By contrast, in quantum field theory, everything is a field, and fields are *things*. In the QFT world, you describe things as interactions between fields and fields are things like electrons and photons. One point about QFT, it that there is really no such thing as "nothing." Space always consists of interacting fields, and the vacuum itself is a "thing". For example you start out in a vacuum state. You dig a hole in the vacuum state and you now have stuff and a hole. This corresponds to matter and anti-matter.

These two views of what "things" are fundamentally incompatible, and because they are, it's tough to come up with a theory of everything. You can jokingly but perhaps accurately say that we'll understand everything when we understand nothing.

It's a conjecture because people are thinking out loud, and it's one of probably two dozen ideas that happened at event zero. If I had an hour on the Discovery Channel, what I'd do is to try to give a general survey of the various ideas that have been suggested rather than promote one particular one.

20. Sep 29, 2012

marcus

You are inquiring into the area of quantum cosmology. Not all quantum cosmologists assume what you say (about a quantum fluctuation being needed). If you would like to learn about the directions in current QC research you could have a look at the listings for this conference:
http://www.icra.it/mg/mg13/

It is triennial-- held every 3 years --and this year it was held in Stockholm.
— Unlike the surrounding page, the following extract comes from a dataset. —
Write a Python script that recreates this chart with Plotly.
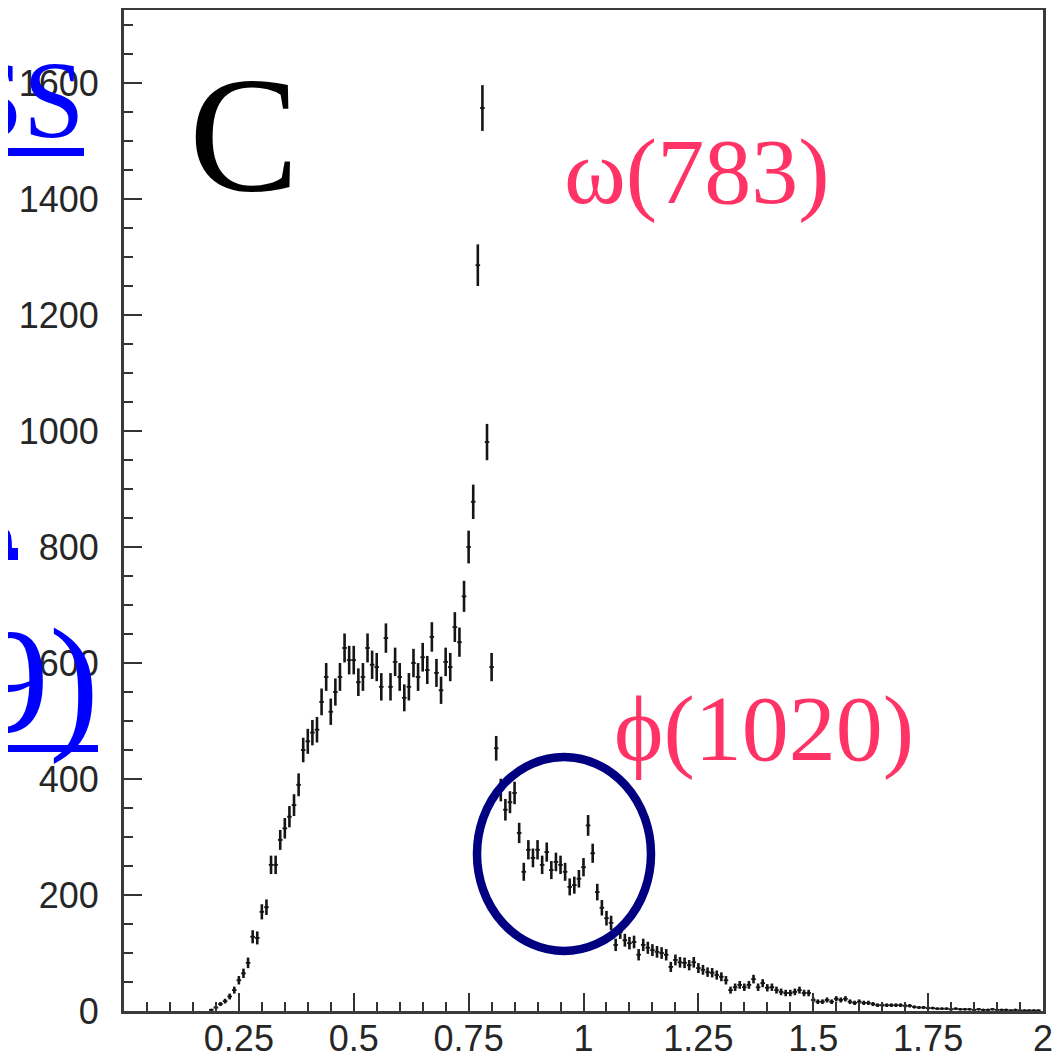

Over 1000 physicists participated (several fields dividing into parallel sessions.)

Here are the parallel sessions:
http://www.icra.it/mg/mg13/parallel_sessions.htm
You will see a bunch of "CM" sessions. CM3 is especially about Nonsingular Cosmic Models.
You will see a bunch of "QG" sessions. Some of them are about cosmology with a quantum bounce. These models are also Nonsingular.

Among those people at those sessions concerned with the start of the expansion process I think the majority would not suppose it began from a "quantum fluctuation" but they would be working on models of what conditions led up to it. What kind of time evolution. The "singularity" is widely considered to be unphysical---a failure of the theoretical model. So they work on fixing that---improving the model so that it does not suffer a breakdown.
It is classical (pre-quantum) GR which develops the singularity and it is expected by many researchers that a quantum version of GR will cure the trouble and lead to a NONSINGULAR cosmology.

Maybe some other paths will lead to a nonsingular cosmology, not requiring a quantization of geometry. It is work in progress.

Many of the models being studied have time-evolution extending back before the start of expansion---often with a contraction (which may for example rebound at some extremely high critical density). Quantum effects cause a bounce.

You don't see much about this in popular media but the actual research that is going on, being published and presented at the major conferences tends to involve ways to resolve the classical singularity and extend time-evolution back further. And to search for ways to TEST the predictions of the various nonsingular models.